The cheesecake will look jiggly at this point, this is perfect. We want it to look like this, it will set as it cools.

Once the brownie has baked, I recommend turning your oven off, opening the door slightly and then leave the brownie in there for about 20 minutes to cool down.

Then you can take it out and let it cool completely.

The reason why I recommend doing this is because cheesecakes don’t like drastic changes in temperature.

If you take it out of the oven immediately, this will be a drastic change in temperature. So the cheesecake will end up cracking.

So leave it to cool down slowly in your oven for a bit.

You might have noticed that my cheesecake did crack…let’s not talk about it, THINGS HAPPEN SOMETIMES let’s not dwell on it.

Chilling the brownie 

The last step is to chill the brownie in your fridge, before taking it out of the tin and cutting it into pieces.

THIS IS IMPORTANT DON’T SKIP THIS.

The cheesecake layer needs time to set, it will be a goopy mess if you try cutting it too soon.

So you want to chill it for AT LEAST 2 hours.

However, I think chilling it overnight is wayyyyy better. The flavour and texture will be so much better the next day.

But if you don’t want to wait overnight, then 2 hours works too.

Here are some other brownie recipes I think you need to try immediately:

Strawberry Cheesecake Brownies

4.6 from 5 votes

Ingredients

  • For the strawberry puree:
  • 200 g strawberries

  • 1 tablespoon granulated sugar

  • For the brownie layer:
  • 140 g unsalted butter

  • 85 g dark chocolate

  • 3 eggs

  • 120 g granulated sugar

  • 120 g soft light brown sugar

  • 60 g plain flour

  • 30 g cocoa powder

  • 1/4 teaspoon salt

  • For the cheesecake layer:
  • 300 g cream cheese

  • 80 g granulated sugar

  • 20 g corn flour

  • 2 teaspoons vanilla extract

  • 120 ml double cream, warm (just heat it in your microwave for about 30 seconds)

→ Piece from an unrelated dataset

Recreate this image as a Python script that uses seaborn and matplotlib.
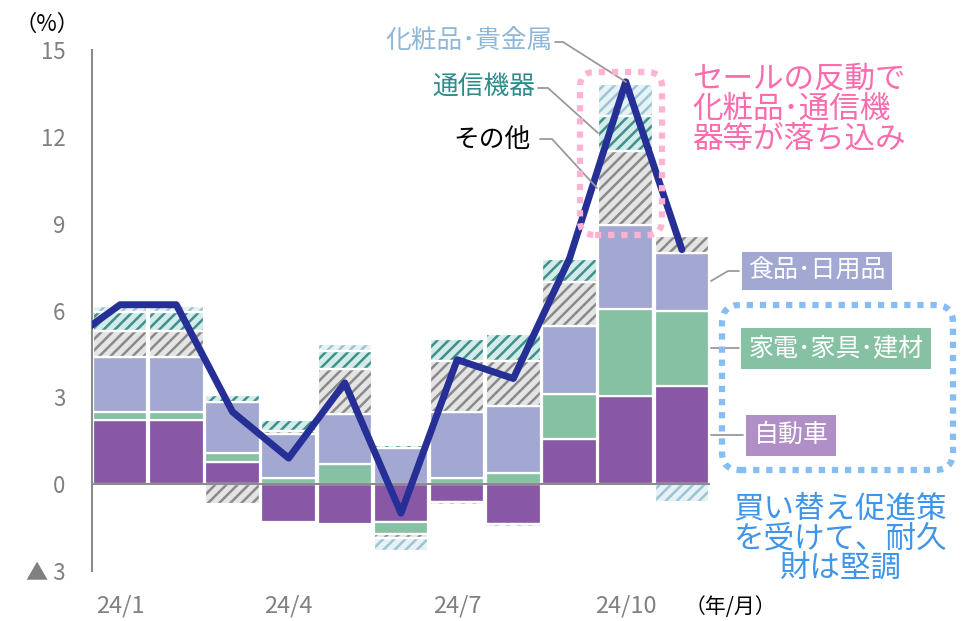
import numpy as np
import matplotlib
matplotlib.use("Agg")
import matplotlib.pyplot as plt
import matplotlib.transforms as mtransforms
from matplotlib.lines import Line2D
from matplotlib.patches import FancyBboxPatch
import seaborn as sns

# ==========================================
# DATA (contribution to y/y change, %pt)
# ==========================================

months = ["24/1", "24/2", "24/3", "24/4", "24/5", "24/6",
          "24/7", "24/8", "24/9", "24/10", "24/11"]

auto = [2.2, 2.2, 0.77, -1.3, -1.36, -1.3, -0.63, -1.36, 1.57, 3.03, 3.39]
durables = [0.3, 0.3, 0.3, 0.22, 0.71, -0.42, 0.2, 0.39, 1.55, 3.01, 2.61]
food = [1.88, 1.88, 1.76, 1.51, 1.73, 1.25, 2.29, 2.31, 2.34, 2.91, 2.0]
other = [0.92, 0.92, -0.7, 0.1, 1.53, -0.15, 1.76, 1.56, 1.54, 2.55, 0.58]
comm = [0.66, 0.66, 0.24, 0.4, 0.64, 0.1, 0.75, 0.92, 0.77, 1.22, 0.0]
cosm = [0.2, 0.2, 0.09, 0.0, 0.23, -0.45, -0.08, -0.12, 0.0, 1.1, -0.6]

# total line, starting one month earlier (23/12), clipped by the axes
line_months = ["23/12"] + months
total = [4.8, 6.2, 6.2, 2.5, 0.9, 3.5, -1.0, 4.3, 3.65, 7.8, 13.9, 8.1]

xtick_labels = ["24/1", "24/4", "24/7", "24/10"]
ytick_values = [-3, 0, 3, 6, 9, 12, 15]
ytick_labels = ["▲ 3", "0", "3", "6", "9", "12", "15"]

# ==========================================
# STYLE
# ==========================================

sns.set_theme(style="white")
plt.rcParams["font.family"] = ["Noto Sans CJK JP", "DejaVu Sans"]
plt.rcParams["hatch.linewidth"] = 1.8

PURPLE = "#8857a6"
GREEN = "#86c1a4"
LAVENDER = "#a2a8d1"
NAVY = "#262f96"
GRID_GRAY = "#8c8c8c"
TICK_GRAY = "#808080"

# (values, face colour, hatch colour or None)
layers = [
    (auto, PURPLE, None),
    (durables, GREEN, None),
    (food, LAVENDER, None),
    (other, "#e4e4e4", "#8a8a8a"),
    (comm, "#d3ebe9", "#3f8f8c"),
    (cosm, "#e6f2f6", "#9cc4d4"),
]

# ==========================================
# FIGURE
# ==========================================

fig = plt.figure(figsize=(9.66, 6.21), dpi=100)
ax = fig.add_axes([92 / 966, 50 / 621, 618 / 966, 521 / 621])

x = np.arange(len(months))
pos_base = np.zeros(len(months))
neg_base = np.zeros(len(months))
bar_w = 0.97

for vals, face, hatch_color in layers:
    v = np.array(vals, dtype=float)
    bottom = np.where(v >= 0, pos_base, neg_base)
    keep = v != 0
    if hatch_color:
        ax.bar(x[keep], v[keep], bottom=bottom[keep], width=bar_w,
               color=face, edgecolor=hatch_color, hatch="///",
               linewidth=0, zorder=2)
        ax.bar(x[keep], v[keep], bottom=bottom[keep], width=bar_w,
               fill=False, edgecolor="white", linewidth=1.6, zorder=2.1)
    else:
        ax.bar(x[keep], v[keep], bottom=bottom[keep], width=bar_w,
               color=face, edgecolor="white", linewidth=1.6, zorder=2)
    pos_base += np.clip(v, 0, None)
    neg_base += np.clip(v, None, 0)

ax.axhline(0, color=GRID_GRAY, linewidth=1.5, zorder=2.5)

sns.lineplot(
    x=np.arange(-1, len(months)),
    y=total,
    color=NAVY,
    linewidth=5,
    sort=False,
    zorder=3,
    ax=ax
)

ax.set_xlim(-0.5, len(months) - 0.5)
ax.set_ylim(-3, 15)

ax.set_yticks(ytick_values)
ax.set_yticklabels(ytick_labels)
ax.set_xticks([0, 3, 6, 9])
ax.set_xticklabels(xtick_labels)
ax.tick_params(axis="y", length=0, pad=19, labelsize=16, labelcolor=TICK_GRAY)
ax.tick_params(axis="x", length=0, pad=17, labelsize=17, labelcolor=TICK_GRAY)
ax.set_xlabel("")
ax.set_ylabel("")

for side in ["top", "right", "bottom"]:
    ax.spines[side].set_visible(False)
ax.spines["left"].set_color(GRID_GRAY)
ax.spines["left"].set_linewidth(1.5)

# ==========================================
# ANNOTATIONS (pixel positions, top-left origin)
# ==========================================

px = mtransforms.Affine2D().scale(1, -1).translate(0, 621)
LEAD = "#9a9a9a"


def leader(xs, ys):
    fig.add_artist(Line2D(xs, ys, color=LEAD, linewidth=1.3, transform=px, zorder=4))


fig.text(47, 24, "（%）", transform=px, ha="center", va="center",
         fontsize=16, color="black")
fig.text(730, 607, "（年/月）", transform=px, ha="center", va="center",
         fontsize=15, color="black")

# labels on the 24/10 bar
fig.text(553, 42, "化粧品･貴金属", transform=px, ha="right", va="center",
         fontsize=18.5, color="#8fb8d8")
leader([555, 563, 626], [42, 42, 82])

fig.text(535, 88, "通信機器", transform=px, ha="right", va="center",
         fontsize=18.5, color="#2e8b8b")
leader([538, 548, 598], [88, 88, 133])

fig.text(531, 140, "その他", transform=px, ha="right", va="center",
         fontsize=18.5, color="black")
leader([540, 552, 597], [139, 139, 188])

# labels on the 24/11 bar
fig.text(817, 271, "食品･日用品", transform=px, ha="center", va="center",
         fontsize=18, color="white",
         bbox=dict(boxstyle="square,pad=0.25", fc=LAVENDER, ec="none"))
leader([711, 728, 739], [281, 271, 271])

fig.text(836, 348, "家電･家具･建材", transform=px, ha="center", va="center",
         fontsize=18, color="white",
         bbox=dict(boxstyle="square,pad=0.3", fc=GREEN, ec="none"))
leader([711, 739], [348, 348])

fig.text(791, 435, "自動車", transform=px, ha="center", va="center",
         fontsize=18, color="white",
         bbox=dict(boxstyle="square,pad=0.3", fc="#b08fc6", ec="none"))
leader([711, 743], [435, 435])

# blue dotted frame and comment
fig.add_artist(FancyBboxPatch(
    (7.22, 1.51), 2.31, 1.65,
    boxstyle="round,pad=0,rounding_size=0.18",
    transform=fig.dpi_scale_trans,
    fill=False, edgecolor="#86bdf2", linewidth=4.5,
    linestyle=(0, (1, 1.1)), zorder=5
))
fig.text(840, 539, "買い替え促進策\nを受けて、耐久\n財は堅調", transform=px,
         ha="center", va="center", multialignment="center",
         fontsize=22, color="#3f95e8", linespacing=0.95)

# pink dotted frame and comment
fig.add_artist(FancyBboxPatch(
    (5.80, 3.86), 0.82, 1.63,
    boxstyle="round,pad=0,rounding_size=0.15",
    transform=fig.dpi_scale_trans,
    fill=False, edgecolor="#ffb3d4", linewidth=4.5,
    linestyle=(0, (1, 1.1)), zorder=5
))
fig.text(692, 109, "セールの反動で\n化粧品･通信機\n器等が落ち込み", transform=px,
         ha="left", va="center", multialignment="left",
         fontsize=22, color="#f96cae", linespacing=0.95)

fig.savefig("out.png", dpi=100)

  • 60 g white chocolate, melted

Directions

  • Start by pre-heating your oven to 180c/350f. Also grease and line an 8 inch square cake tin.
  • Making the strawberry puree:
  • Add your strawberries into a food processor and process until smooth.
  • Sieve this mixture to get out the seeds, then pour this into a pot. Add the sugar and mix this in.
  • Place this pot onto medium heat and let this mixture come to a boil. Once it comes to a boil, lower the heat and let it simmer for about 2 minutes. We just want it to thicken slightly.
  • Leave this to cool down in your fridge.
  • Making the brownie batter:
  • In a pot, add the butter and dark chocolate. Place this onto medium heat and heat until melted, you can also just do this in your microwave. Leave this aside to cool down.
  • In a large bowl, add the eggs, granulated sugar and brown sugar. Whip these together until the mixture lightens in colour and increases in volume slightly. This will take about 2 minutes.
  • Pour the cooled melted butter and chocolate mixture into this, whisk this in.
  • Add the flour, cocoa powder and salt, whisk just until combined.
  • Pour this into your prepared cake tin, then leave this in your fridge for 20 minutes.
  • Making the cheesecake batter:
  • Meanwhile, make the cheesecake batter. So in a large bowl, add the cream cheese, granulated sugar, corn flour and vanilla extract. Mix until combined.
  • Add the double cream into this, whisk this in, then whisk in the melted white chocolate.
  • Once your brownie batter has chilled for 20 minutes, gently add the cheesecake batter on top of it and spread this out.
  • Add dollops of your strawberry puree on top of the cheesecake batter and use a knife or skewer to swirl this around. You will probably have some puree left over, you might not need to use it all.
  • Place this into your pre-heated oven and bake for around 1 hour - 1 hour 10 minutes, or until a toothpick inserted into the centre comes out with no raw batter from the brownie, a few moist crumbs from the brownie is what you want to see. The cheesecake will be jiggly in the centre, it will seem not done. That's fine, it will set up in the fridge.
  • Once it has baked, turn your oven off, open the door slightly, and then leave the brownie to cool down for 20 minutes in your oven. Then take it out of the oven and leave to cool completely.
  • Now leave the brownie to set up for at least 2 hours in your fridge, BUT overnight is much better.
  • Once set, you can cut into it and enjoy!